Dynamic evolution process and application of gas displacement by water injection in gas-bearing coal bodies

•The dynamic evolution law of water-flooding gas seepage characteristics under different mechanical environments is revealed.•The reasons for large hydrodynamic pressure losses and poor desorption effects of adsorbed gas are expounded.•A step-by-step water-injection gas-displacement extraction technology suitable for low permeability coal seams is proposed. We carried out a large-scale water flooding and gas displacement seepage experiment to explore high-efficiency drainage of water-flooded coal seams. We also investigated the complex problem of multiphase seepage in the process of water flooding in coal seams. We revealed the dynamic evolution law of water flooding and gas displacement seepage characteristics under different mechanical environments. We then proposed a step-by-step water flooding and gas extraction technology suitable for low-permeability coal seams. Our results showed that the dynamic seepage process of gas driven by water injection in a gas-bearing coal includes four stages: Initial water injection displacement, gas–water two-phase seepage, gas–water integrated displacement, and fracture-pore water saturation.
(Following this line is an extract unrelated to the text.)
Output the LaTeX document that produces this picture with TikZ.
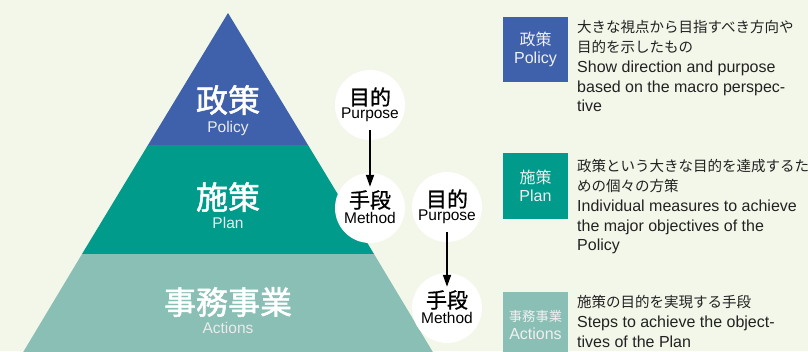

Based on the characteristics of the experimental curve, we found that water injection into a coal seam can improve the permeability of the coal, but the second stage has a long fracture-initiation time, resulting in a large loss of hydrodynamic pressure. The third stage has a short gas-displacement time, resulting in poor desorption of adsorbed gas. To address this, a technology for enhancing gas extraction by step-by-step water injection and flooding was developed. Compared with traditional water injection technology, the average concentration and pure flow of single hole extraction increased by 1.5 and 5.1 times, respectively. The effect of coal mine water injection is significantly improved.